At a horse-race that came off that year in San Francisco, we hear of the Señoritas as freely backing their favorite nags with United States money, though how it came into their possession, as a contemporary satirist remarked, “is matter of surmise only.” This species of woman is portrayed by Bret Harte in the passionate Teresa, who met her fate, in a double sense, in The Carquinez Woods, finding there both a lover and her death. The Spanish woman of good family is represented by Doña Rosita in The Argonauts of North Liberty, by Enriquez Saltello’s charming sister, Consuelo, and by Concepcion,[62] the beautiful daughter of the Commandante, who, after the death of her lover, the Russian Envoy, took the veil, and died a nun at Benicia.

Even before the discovery of gold a few Americans had married into leading Spanish families of Los Angeles, Santa Barbara, Monterey and Sonoma. The first house erected on the spot which afterward became San Francisco was built in 1836 by Jacob P. Leese, an American who had married a sister of General Vallejo. It was finished July 3, and on the following day was “dedicated to the cause of freedom.”

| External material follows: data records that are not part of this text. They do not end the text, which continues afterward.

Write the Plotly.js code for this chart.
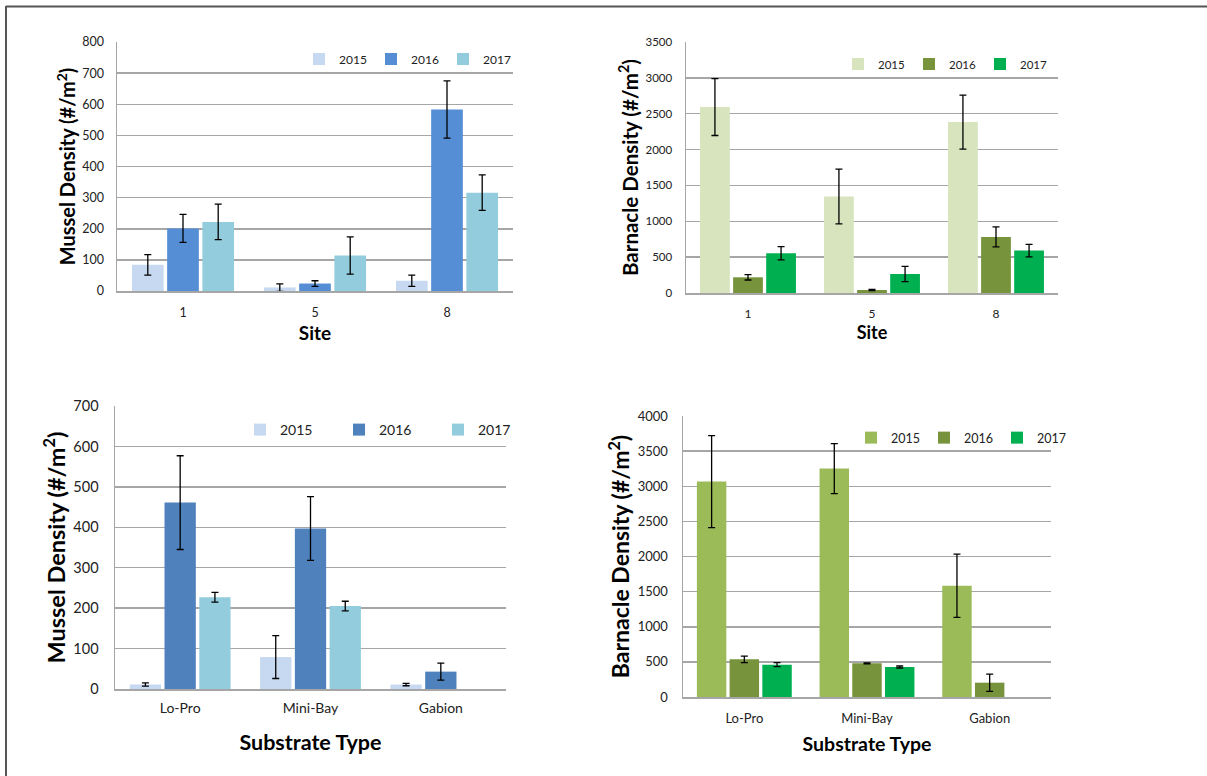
<!DOCTYPE html>
<html><head><meta charset="utf-8">
<script src="https://cdn.plot.ly/plotly-3.0.1.min.js"></script>
<style>html,body{margin:0;padding:0;background:#fff;}#chart{width:1207px;height:776px;}</style>
</head><body><div id="chart"></div>
<script>
// ---- data ----
const years = ['2015', '2016', '2017'];
const sites = ['1', '5', '8'];
const substrates = ['Lo-Pro', 'Mini-Bay', 'Gabion'];

// Mussel density by site
const musselSite2015 = [84, 11, 33];
const musselSite2016 = [201, 24, 583];
const musselSite2017 = [222, 114, 316];
const musselSiteErr2015 = [33, 12, 18];
const musselSiteErr2016 = [45, 9, 92];
const musselSiteErr2017 = [57, 60, 57];

// Barnacle density by site
const barnSite2015 = [2592, 1345, 2383];
const barnSite2016 = [219, 42, 782];
const barnSite2017 = [554, 265, 591];
const barnSiteErr2015 = [396, 381, 377];
const barnSiteErr2016 = [38, 8, 139];
const barnSiteErr2017 = [93, 107, 88];

// Mussel density by substrate
const musselSub2015 = [11, 79, 11];
const musselSub2016 = [461, 397, 43];
const musselSub2017 = [227, 205, null];
const musselSubErr2015 = [4, 53, 3];
const musselSubErr2016 = [116, 79, 21];
const musselSubErr2017 = [12, 12, null];

// Barnacle density by substrate
const barnSub2015 = [3066, 3251, 1583];
const barnSub2016 = [536, 479, 204];
const barnSub2017 = [460, 427, null];
const barnSubErr2015 = [654, 356, 450];
const barnSubErr2016 = [47, 8, 123];
const barnSubErr2017 = [28, 14, null];

// ---- styling ----
const FONT = 'Lato, "Open Sans", sans-serif';
const W = 1207, H = 776;
const px = v => v / W;
const py = v => 1 - v / H;

function bar(x, y, err, color, name, xa, ya, leg) {
  return {
    type: 'bar', x: x, y: y, name: name, xaxis: xa, yaxis: ya, legend: leg,
    marker: {color: color, line: {width: 0}},
    error_y: {type: 'data', array: err, visible: true, color: '#000', thickness: 1.3, width: 3.5},
    hoverinfo: 'x+y'
  };
}

const cTL = ['#C6D9F1', '#558ED5', '#93CDDD'];
const cTR = ['#D7E4BD', '#77933C', '#00B050'];
const cBL = ['#C6D9F1', '#4F81BD', '#93CDDD'];
const cBR = ['#9BBB59', '#77933C', '#00B050'];

const data = [
  bar(sites, musselSite2015, musselSiteErr2015, cTL[0], years[0], 'x', 'y', 'legend'),
  bar(sites, musselSite2016, musselSiteErr2016, cTL[1], years[1], 'x', 'y', 'legend'),
  bar(sites, musselSite2017, musselSiteErr2017, cTL[2], years[2], 'x', 'y', 'legend'),
  bar(sites, barnSite2015, barnSiteErr2015, cTR[0], years[0], 'x2', 'y2', 'legend2'),
  bar(sites, barnSite2016, barnSiteErr2016, cTR[1], years[1], 'x2', 'y2', 'legend2'),
  bar(sites, barnSite2017, barnSiteErr2017, cTR[2], years[2], 'x2', 'y2', 'legend2'),
  bar(substrates, musselSub2015, musselSubErr2015, cBL[0], years[0], 'x3', 'y3', 'legend3'),
  bar(substrates, musselSub2016, musselSubErr2016, cBL[1], years[1], 'x3', 'y3', 'legend3'),
  bar(substrates, musselSub2017, musselSubErr2017, cBL[2], years[2], 'x3', 'y3', 'legend3'),
  bar(substrates, barnSub2015, barnSubErr2015, cBR[0], years[0], 'x4', 'y4', 'legend4'),
  bar(substrates, barnSub2016, barnSubErr2016, cBR[1], years[1], 'x4', 'y4', 'legend4'),
  bar(substrates, barnSub2017, barnSubErr2017, cBR[2], years[2], 'x4', 'y4', 'legend4')
];

function xax(domain, anchor, title, tsize, tstand, ticksize, lstand) {
  return {
    domain: domain, anchor: anchor, type: 'category',
    showline: true, linecolor: '#A6A6A6', linewidth: 1.5, mirror: false,
    showgrid: false, zeroline: false, ticks: '', ticklabelstandoff: lstand,
    tickfont: {family: FONT, size: ticksize, color: '#222'},
    title: {text: title, font: {family: FONT, size: tsize, color: '#000', weight: 'bold'}, standoff: tstand}
  };
}
function yax(domain, anchor, range, dtick, title, tsize, tstand, ticksize, lstand) {
  return {
    domain: domain, anchor: anchor, range: range, dtick: dtick, tick0: 0,
    showline: true, linecolor: '#A6A6A6', linewidth: 1.5,
    showgrid: true, gridcolor: '#A6A6A6', gridwidth: 1.5, zeroline: false,
    ticks: '', ticklabelstandoff: lstand,
    tickfont: {family: FONT, size: ticksize, color: '#222'},
    title: {text: title, font: {family: FONT, size: tsize, color: '#000', weight: 'bold'}, standoff: tstand}
  };
}
function legend(xl, yc, ew, fs) {
  return {
    orientation: 'h', x: px(xl), y: py(yc), xanchor: 'left', yanchor: 'middle',
    bgcolor: 'rgba(0,0,0,0)', borderwidth: 0, entrywidth: ew, entrywidthmode: 'pixels',
    font: {family: FONT, size: fs, color: '#222'}, traceorder: 'normal', itemclick: false
  };
}

const layout = {
  width: W, height: H, margin: {l: 0, r: 0, t: 0, b: 0},
  paper_bgcolor: '#fff', plot_bgcolor: '#fff',
  barmode: 'group', bargap: 0.2, bargroupgap: 0.1,
  font: {family: FONT},
  xaxis:  xax([px(117), px(513)], 'y',  'Site', 19, 8, 12.5, 9),
  yaxis:  yax([py(291), py(42)], 'x', [0, 800], 100, 'Mussel Density (#/m<sup>2</sup>)', 20, 1, 12.5, 9),
  xaxis2: xax([px(686), px(1058)], 'y2', 'Site', 18, 5, 12, 9),
  yaxis2: yax([py(293), py(42)], 'x2', [0, 3500], 500, 'Barnacle Density (#/m<sup>2</sup>)', 20.5, 1, 11.5, 10),
  xaxis3: xax([px(115), px(506)], 'y3', 'Substrate Type', 21.5, 19, 14, 6),
  yaxis3: yax([py(689), py(406)], 'x3', [0, 700], 100, 'Mussel Density (#/m<sup>2</sup>)', 23.5, 1, 14.5, 12),
  xaxis4: xax([px(683), px(1051)], 'y4', 'Substrate Type', 19.5, 12, 13, 9),
  yaxis4: yax([py(697), py(416)], 'x4', [0, 4000], 500, 'Barnacle Density (#/m<sup>2</sup>)', 23, 1, 13, 11),
  legend:  legend(299, 59, 27, 12),
  legend2: legend(838, 64, 26, 11.5),
  legend3: legend(240, 430, 54, 14),
  legend4: legend(851, 438, 28, 12.5),
  shapes: [
    {type: 'line', xref: 'paper', yref: 'paper', x0: px(6), x1: 1, y0: py(6.5), y1: py(6.5), line: {color: '#555', width: 2}},
    {type: 'line', xref: 'paper', yref: 'paper', x0: px(6), x1: px(6), y0: py(6), y1: 0, line: {color: '#555', width: 2}}
  ]
};

Plotly.newPlot('chart', data, layout, {displayModeBar: false, staticPlot: true});
</script></body></html>
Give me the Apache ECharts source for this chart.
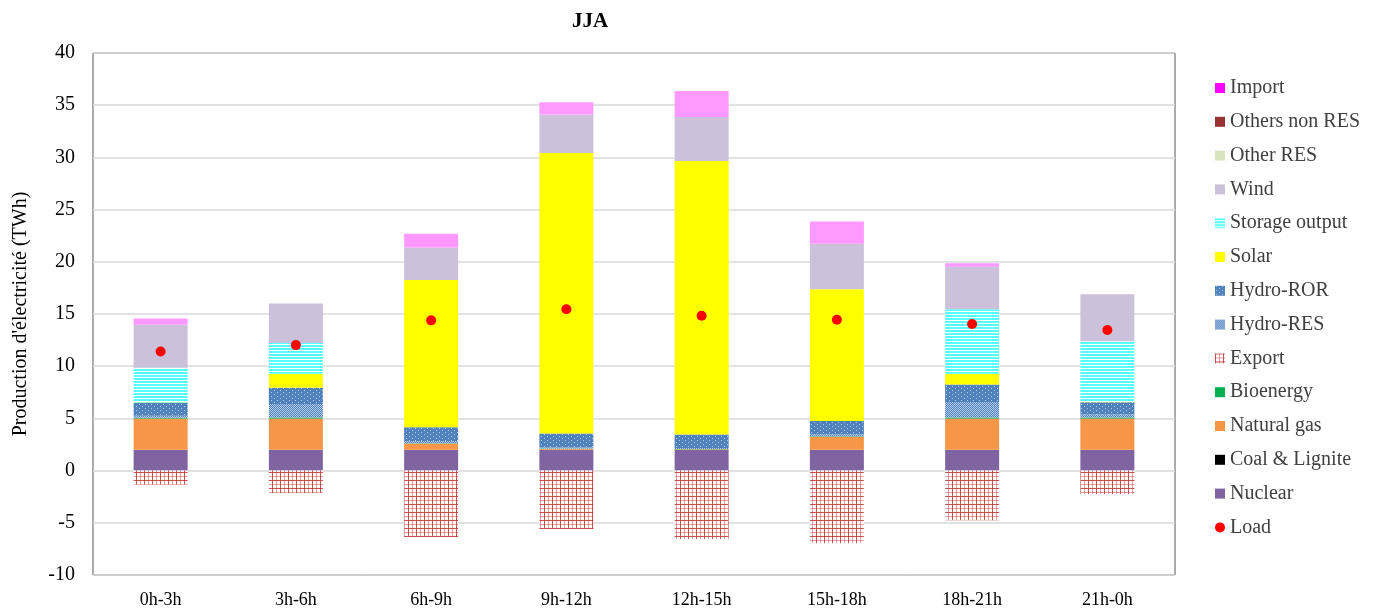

There is something of great interest in the union of races so diverse, and Bret Harte has touched upon this aspect of California life in the character of that unique heroine, Maruja. “‘Hush, she’s looking.’ She had indeed lifted her eyes toward the window. They were beautiful eyes, and charged with something more than their own beauty. With a deep, brunette setting, even to the darkened cornea, the pupils were blue as the sky above them. But they were lit with another intelligence. The soul of the Salem whaler looked out of the passion-darkened orbits of the mother, and was resistless.”

Chapter and verse can always be given to confirm Bret Harte’s account of California life, and even Maruja can be authenticated. A Lieutenant in the United States Navy, who visited the Coast in 1846, gave this description of the reigning belle of California: “Her father was an Englishman, her mother a Spanish lady. She was brunette, with an oval face, magnificent grey eyes, the corners of her mouth slightly curved downward, so as to give a proud and haughty expression to the face. She was tall, graceful, well-shaped, with small feet and hands, a dead shot, an accomplished rider, and amiable withal. I never saw a more patrician style of beauty and native elegance.”[63]

California was always the land of romance, and Bret Harte in his poems and stories touched upon its whole history from the beginning. Even the visit of Sir Francis Drake in 1578 was not overlooked. In The Mermaid of Light-House Point, Bret Harte quotes a footnote, perhaps imaginary, from an account of Drake’s travels, as follows: “The admiral seems to have lost several of his crew by desertion, who were supposed to have perished miserably by starvation in the inhospitable interior or by the hands of savages. But later voyagers have suggested that the deserters married Indian wives, and there is a legend that a hundred years later a singular race of half-breeds, bearing unmistakable Anglo-Saxon characteristics, was found in that locality.”

This was the origin of the blue-eyed and light-haired mermaid of the story; and it is only fair to add that the tradition of which the author speaks was current among the Nicasio Indians who inhabited the valley of that name, about fifteen miles eastward of Drake’s Bay.

Among the women who first arrived from the East by sea, there were many of easy virtue; but even these women—and here is disclosed a wonderful compliment to the sex—were held by observing Pioneers to have an elevating influence upon the men. “The bad women,” says one careful historian, “have improved the morals of the community. They have banished much barbarism, softened many hard hearts, and given a gentleness to the men which they did not have before.”[64]